In return for his assistance, Bolin was appointed by Franco honorary captain of the Spanish Foreign Legion. Other Legion officers did not take Bolín seriously since he knew nothing of military matters. He also became Franco's chief press officer and during the Spanish Civil War was responsible for taking journalists on tours of the various battlefields. His fierce advocacy for Franco earned him the dislike of left-wing journalists. According to Noel Monks, whenever correspondents came across a group of newly executed Republicans, typically behind a farmhouse in a recently captured village, Bolín would spit on them and call them "vermin". Bolín ensured that no correspondents were allowed into Toledo for two days following its occupation on 27 September 1936. He harboured a particular hatred for Arthur Koestler and vowed that if he ever laid hands on him, he would "shoot him like a dog". After the fall of Málaga to Italian forces, which had been sent by Mussolini to support Franco's rebellion, Koestler was sheltering with Sir Peter Chalmers Mitchell, a 72 year-old-retired zoologist (and driving force behind Whipsnade Zoo), who had also provided safe haven to Bolín's own uncle and aunt and their five daughters during the early months of the rebellion. Bolín arrested them both.
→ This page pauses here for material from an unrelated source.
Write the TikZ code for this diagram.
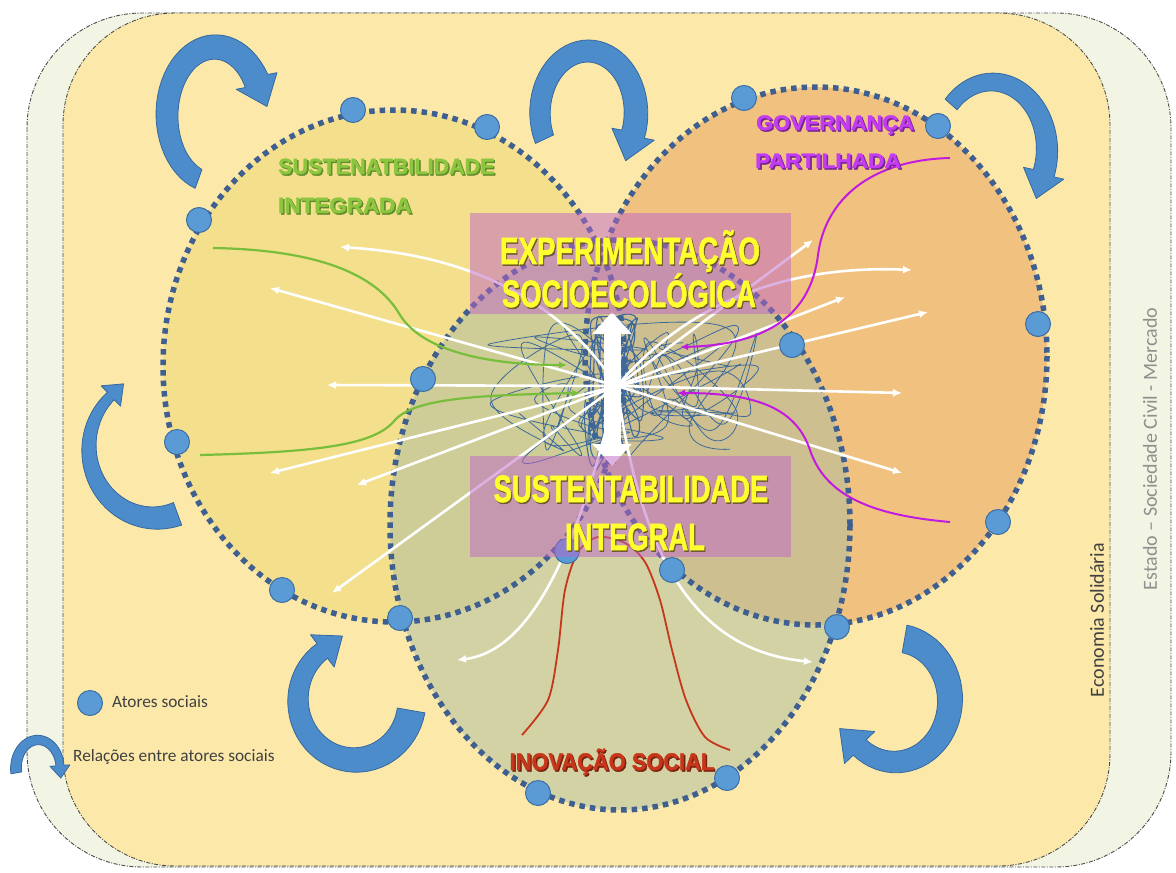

Mitchell was quickly released thanks to his diplomatic connections, but Koestler languished for several months in a fascist prison under a death sentence. The episode is recorded both in Mitchell's memoirs and in Koestler's Spanish Testament. Bolín's efforts during the Civil War could not outdo the clever propaganda of the Republican government, which he claimed had generally a much better hearing in the western media only because the rebels had no telephone facilities and so messages from journalists working in their territory reached the Western world much later.

==Later life==
In 1967, Bolin published his memoirs, Spain, the Vital Years. He died in 1969.